Where and how an access point (AP) is hung is a simple process that requires planning and logical decision making based on a handful of factors, including the surface material, the mounting type of the access point, and the neighboring entities. Using a combination of proper mounting equipment and precise placement allows for an access point to perform to the best of its ability.
Common Mounting Locations
Typically, APs are mounted to ceiling grid tiles. These tiles are best for installing APs since they are easy to maneuver around and drill through. However, APs still need to be installed in buildings without ceiling grids. Buildings with generators or batteries often have concrete ceilings to protect the power supply equipment from any possible structural damage. For these types of buildings, it is best to mount the access point to an I-Beam, an existing conduit, or a Unistrut. Mounting to these structures is fairly simple, but a bit of planning is required in order to guarantee that the access point’s propagation will not be interfered with. Finally, while uncommon, we do sometimes have to install access points in buildings with hard ceilings, constructed out of drywall or wood.
When mounting an access point to a grid system ceiling, a traditional grid clip and bracket combination is used, both of which typically come with the access point. Most business and government facilities will be able to accommodate ceiling-mounted access points. However, if a standard mounting technique cannot be used, there are ways to mount an access point to the wall. A wall mounted AP will usually require an additional mount from the manufacturer. These typically have a brace that supports the access point and allows it to lock into place, while the mount is secured into a stud in the wall. Another option is a right-angle mounting box which is a triangular box that allows for an access point to be mounted onto it while still being at its designed angle placement for the antenna. Wall-mounted access point are commonly found in hotels, warehouses, and houses since it is easier to access cable paths in the walls than in the ceilings.

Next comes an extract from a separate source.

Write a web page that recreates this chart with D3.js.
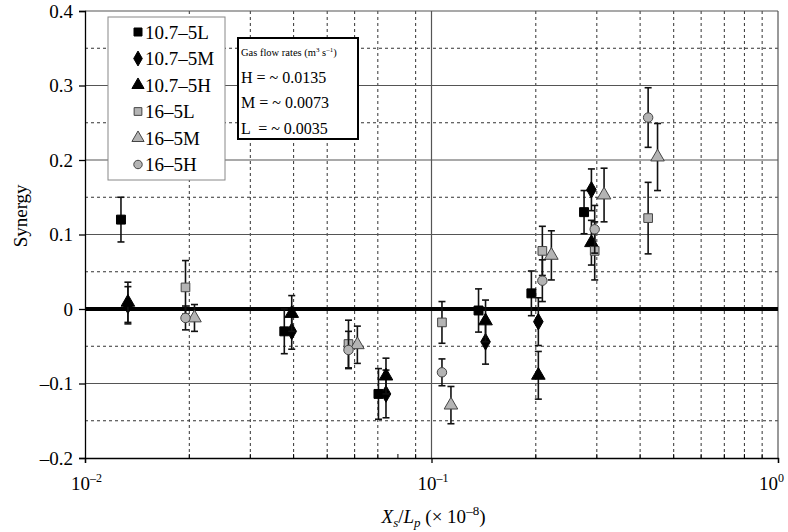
<!DOCTYPE html>
<html>
<head>
<meta charset="utf-8">
<script src="https://cdn.jsdelivr.net/npm/d3@7"></script>
<style>
  body { margin: 0; background: #fff; }
  svg text { font-family: "Liberation Serif", "Times New Roman", serif; }
</style>
</head>
<body>
<div id="chart"></div>
<script>
// series names (legend order)
const seriesNames = ["10.7–5L", "10.7–5M", "10.7–5H", "16–5L", "16–5M", "16–5H"];

// x values (Xs/Lp), y values (synergy), error half-widths
const x107L = [0.0127, 0.0376, 0.0703, 0.1367, 0.1942, 0.2756];
const y107L = [0.12, -0.03, -0.114, -0.002, 0.021, 0.13];
const e107L = [0.03, 0.03, 0.034, 0.029, 0.03, 0.029];

const x107M = [0.0133, 0.0395, 0.0739, 0.1432, 0.2034, 0.2894];
const y107M = [0.005, -0.03, -0.114, -0.044, -0.017, 0.16];
const e107M = [0.025, 0.024, 0.032, 0.03, 0.032, 0.028];

const x107H = [0.0133, 0.0395, 0.0739, 0.1432, 0.2034, 0.2894];
const y107H = [0.009, -0.006, -0.09, -0.016, -0.089, 0.089];
const e107H = [0.027, 0.024, 0.024, 0.028, 0.032, 0.03];

const x16L = [0.0195, 0.0576, 0.1072, 0.2089, 0.2958, 0.4219];
const y16L = [0.029, -0.047, -0.018, 0.078, 0.078, 0.122];
const e16L = [0.036, 0.032, 0.028, 0.033, 0.039, 0.048];

const x16M = [0.0207, 0.0611, 0.1138, 0.2218, 0.3148, 0.4491];
const y16M = [-0.012, -0.048, -0.129, 0.072, 0.153, 0.204];
const e16M = [0.018, 0.025, 0.025, 0.033, 0.036, 0.045];

const x16H = [0.0195, 0.0576, 0.1072, 0.2089, 0.2958, 0.4219];
const y16H = [-0.012, -0.055, -0.085, 0.038, 0.107, 0.257];
const e16H = [0.016, 0.025, 0.018, 0.028, 0.032, 0.04];

// tick labels
const yTicks = [-0.2, -0.1, 0, 0.1, 0.2, 0.3, 0.4];
const yTickLabels = ["–0.2", "–0.1", "0", "0.1", "0.2", "0.3", "0.4"];
const yMinor = [-0.15, -0.05, 0.05, 0.15, 0.25, 0.35];
const xMajor = [0.01, 0.1, 1];
const xMajorExp = ["–2", "–1", "0"];

// gas flow box text
const gasLines = ["H = ~ 0.0135", "M = ~ 0.0073", "L  = ~ 0.0035"];

//size
const width = 788;
const height = 532;
const margin = { top: 11, bottom: 74, left: 85, right: 10 };
const innerWidth = width - margin.left - margin.right;
const innerHeight = height - margin.top - margin.bottom;

const xs = [x107L, x107M, x107H, x16L, x16M, x16H];
const ysAll = [y107L, y107M, y107H, y16L, y16M, y16H];
const es = [e107L, e107M, e107H, e16L, e16M, e16H];
const shapes = [d3.symbolSquare, d3.symbolDiamond, d3.symbolTriangle, d3.symbolSquare, d3.symbolTriangle, d3.symbolCircle];
const sizes = [80, 80, 80, 75, 80, 70];
const fills = ["#000", "#000", "#000", "#b4b4b4", "#b4b4b4", "#b4b4b4"];
const strokes = ["#000", "#000", "#000", "#444", "#444", "#444"];

const series = seriesNames.map((name, i) => ({
  name,
  i,
  points: xs[i].map((x, j) => ({ x, y: ysAll[i][j], e: es[i][j] })),
}));

//scale
const xScale = d3.scaleLog().domain([0.01, 1]).range([0, innerWidth]);
const yScale = d3.scaleLinear().domain([-0.2, 0.4]).range([innerHeight, 0]);

const svg = d3
  .select("#chart")
  .append("svg")
  .attr("width", width)
  .attr("height", height);

const g = svg
  .append("g")
  .attr("transform", `translate(${margin.left},${margin.top})`);

// grid: vertical minor (dashed) -- the reference has no line at 0.08
const xMinor = [];
[0.01, 0.1].forEach((d) => {
  for (let k = 2; k <= 9; k++) xMinor.push(d * k);
});
g.append("g")
  .selectAll("line")
  .data(xMinor.filter((d) => Math.abs(d - 0.08) > 1e-9))
  .join("line")
  .attr("x1", (d) => xScale(d))
  .attr("x2", (d) => xScale(d))
  .attr("y1", 0)
  .attr("y2", innerHeight)
  .attr("stroke", "#333")
  .attr("stroke-width", 1)
  .attr("stroke-dasharray", "3,3");

// horizontal minor (dashed)
g.append("g")
  .selectAll("line")
  .data(yMinor)
  .join("line")
  .attr("x1", 0)
  .attr("x2", innerWidth)
  .attr("y1", (d) => yScale(d))
  .attr("y2", (d) => yScale(d))
  .attr("stroke", "#333")
  .attr("stroke-width", 1)
  .attr("stroke-dasharray", "3,3");

// horizontal major (solid)
g.append("g")
  .selectAll("line")
  .data(yTicks.filter((d) => d !== 0 && d !== -0.2))
  .join("line")
  .attr("x1", 0)
  .attr("x2", innerWidth)
  .attr("y1", (d) => yScale(d))
  .attr("y2", (d) => yScale(d))
  .attr("stroke", "#555")
  .attr("stroke-width", 1.2);

// vertical major (solid) at 0.1 and 1
g.append("g")
  .selectAll("line")
  .data([0.1, 1])
  .join("line")
  .attr("x1", (d) => xScale(d))
  .attr("x2", (d) => xScale(d))
  .attr("y1", 0)
  .attr("y2", innerHeight)
  .attr("stroke", "#555")
  .attr("stroke-width", 1.2);

// y axis
g.append("g")
  .call(
    d3.axisLeft(yScale)
      .tickValues(yTicks)
      .tickSize(6)
      .tickPadding(6)
      .tickFormat((d, i) => yTickLabels[i])
  )
  .call((a) => {
    a.attr("font-family", null).attr("font-size", null);
    a.select(".domain").attr("stroke", "#000").attr("stroke-width", 1.3);
    a.selectAll("line").attr("stroke", "#000").attr("stroke-width", 1.3);
    a.selectAll("text")
      .attr("font-size", 19)
      .attr("fill", "#000");
  });

// x axis
g.append("g")
  .attr("transform", `translate(0,${innerHeight})`)
  .call(d3.axisBottom(xScale).tickValues(xMajor).tickSize(5).tickFormat(""))
  .call((a) => {
    a.select(".domain").attr("stroke", "#000").attr("stroke-width", 1.3);
    a.selectAll("line").attr("stroke", "#000").attr("stroke-width", 1.3);
  });

// x minor ticks (inward)
g.append("g")
  .selectAll("line")
  .data(xMinor)
  .join("line")
  .attr("x1", (d) => xScale(d))
  .attr("x2", (d) => xScale(d))
  .attr("y1", innerHeight)
  .attr("y2", innerHeight - 4)
  .attr("stroke", "#000")
  .attr("stroke-width", 1);

// x tick labels 10^n
const xl = g.append("g")
  .selectAll("text")
  .data(xMajor)
  .join("text")
  .attr("x", (d, i) => xScale(d) - (i === 2 ? 19 : 14))
  .attr("y", innerHeight + 32)
  .attr("font-size", 19)
  .attr("fill", "#000");
xl.append("tspan").text("10");
xl.append("tspan")
  .attr("dy", -8)
  .attr("font-size", 12)
  .text((d, i) => xMajorExp[i]);

// zero line
g.append("line")
  .attr("x1", 0)
  .attr("x2", innerWidth)
  .attr("y1", yScale(0))
  .attr("y2", yScale(0))
  .attr("stroke", "#000")
  .attr("stroke-width", 4);

// error bars + markers
series.forEach((s) => {
  const sg = g.append("g");
  const eb = sg.selectAll("g.err")
    .data(s.points)
    .join("g")
    .attr("class", "err");
  eb.append("line")
    .attr("x1", (d) => xScale(d.x))
    .attr("x2", (d) => xScale(d.x))
    .attr("y1", (d) => yScale(d.y - d.e))
    .attr("y2", (d) => yScale(d.y + d.e))
    .attr("stroke", "#111")
    .attr("stroke-width", 1.6);
  [-1, 1].forEach((sgn) => {
    eb.append("line")
      .attr("x1", (d) => xScale(d.x) - 3.5)
      .attr("x2", (d) => xScale(d.x) + 3.5)
      .attr("y1", (d) => yScale(d.y + sgn * d.e))
      .attr("y2", (d) => yScale(d.y + sgn * d.e))
      .attr("stroke", "#111")
      .attr("stroke-width", 1.6);
  });
  sg.selectAll("path")
    .data(s.points)
    .join("path")
    .attr("transform", (d) => `translate(${xScale(d.x)},${yScale(d.y)})`)
    .attr("d", d3.symbol().type(shapes[s.i]).size(sizes[s.i]))
    .attr("fill", fills[s.i])
    .attr("stroke", strokes[s.i])
    .attr("stroke-width", 1);
});

// legend
const leg = svg.append("g").attr("transform", "translate(108,17)");
leg.append("rect")
  .attr("width", 117)
  .attr("height", 163)
  .attr("fill", "#fff")
  .attr("stroke", "#888")
  .attr("stroke-width", 1);
const li = leg.selectAll("g.item")
  .data(series)
  .join("g")
  .attr("class", "item")
  .attr("transform", (d, i) => `translate(0,${15 + i * 26.5})`);
li.append("path")
  .attr("transform", "translate(30,0)")
  .attr("d", (d) => d3.symbol().type(shapes[d.i]).size(sizes[d.i] * 0.8)())
  .attr("fill", (d) => fills[d.i])
  .attr("stroke", (d) => strokes[d.i])
  .attr("stroke-width", 1);
li.append("text")
  .attr("x", 37)
  .attr("y", 6.5)
  .attr("font-size", 19)
  .attr("fill", "#000")
  .text((d) => d.name);

// gas flow box
const gas = svg.append("g").attr("transform", "translate(238,38)");
gas.append("rect")
  .attr("width", 120)
  .attr("height", 101)
  .attr("fill", "#fff")
  .attr("stroke", "#000")
  .attr("stroke-width", 2);
const gt = gas.append("text")
  .attr("x", 3)
  .attr("y", 18)
  .attr("font-size", 10.5)
  .attr("fill", "#000");
gt.append("tspan").text("Gas flow rates (m");
gt.append("tspan").attr("dy", -4).attr("font-size", 7).text("3");
gt.append("tspan").attr("dy", 4).text(" s");
gt.append("tspan").attr("dy", -4).attr("font-size", 7).text("–1");
gt.append("tspan").attr("dy", 4).text(")");
gas.selectAll("text.v")
  .data(gasLines)
  .join("text")
  .attr("class", "v")
  .attr("x", 3)
  .attr("y", (d, i) => 44.5 + i * 25.5)
  .attr("font-size", 16)
  .attr("fill", "#000")
  .attr("xml:space", "preserve")
  .style("white-space", "pre")
  .text((d) => d);

// axis titles
svg.append("text")
  .attr("transform", `translate(27,${margin.top + yScale(0.125)}) rotate(-90)`)
  .attr("text-anchor", "middle")
  .attr("font-size", 19)
  .attr("fill", "#000")
  .text("Synergy");

const xt = svg.append("text")
  .attr("x", margin.left + xScale(0.1) + 2)
  .attr("y", 523)
  .attr("text-anchor", "middle")
  .attr("font-size", 19)
  .attr("fill", "#000");
xt.append("tspan").attr("font-style", "italic").text("X");
xt.append("tspan").attr("font-style", "italic").attr("font-size", 13).attr("dy", 4).text("s");
xt.append("tspan").attr("dy", -4).text("/");
xt.append("tspan").attr("font-style", "italic").text("L");
xt.append("tspan").attr("font-style", "italic").attr("font-size", 13).attr("dy", 4).text("p");
xt.append("tspan").attr("dy", -4).text(" (× 10");
xt.append("tspan").attr("font-size", 13).attr("dy", -8).text("–8");
xt.append("tspan").attr("dy", 8).text(")");
</script>
</body>
</html>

Another determining factor for deciding where to place the access point, whether it be on a wall, ceiling grid, inside the ceiling, or to a non-standard mount, is the cable path. Not every building is built the same, and sometimes it is not possible to create a cable path in the ceiling. There are times where a cable path from the access point to the telecom closet is only possible through access panels and holes in the wall. In this case, it is best to use a wall-mounted access point so that the wire can be hidden and the overall installation will be clean and smooth. Mounting an access point to the ceiling when there is no direct cable path will just complicate the installation.
When installing an access point, it is important to be conscious of its surroundings. You wouldn’t want the access point to block an exit sign, would you? There are numerous objects both above and below the ceiling to be aware of when placing an access point. Before mounting new APs, it is imperative to be aware of all sprinklers, fire alarms, exit signs, lights, HVAC systems, security cameras, and existing access points so that nothing interferes with the new hardware. Ideally, APs should be mounted to an open section of the ceiling so that there is at least one tile between the AP and any obstructing objects. If a situation arises where this rule of thumb cannot be followed, place the access point as far away as possible from the obstruction.
All in all, hanging an access point is a simple task, but it does require some planning to ensure that the device is installed properly. If these standards are not followed, an access point runs the risk of becoming damaged from surrounding obstructions or even falling because the wrong hardware and mounting type were used.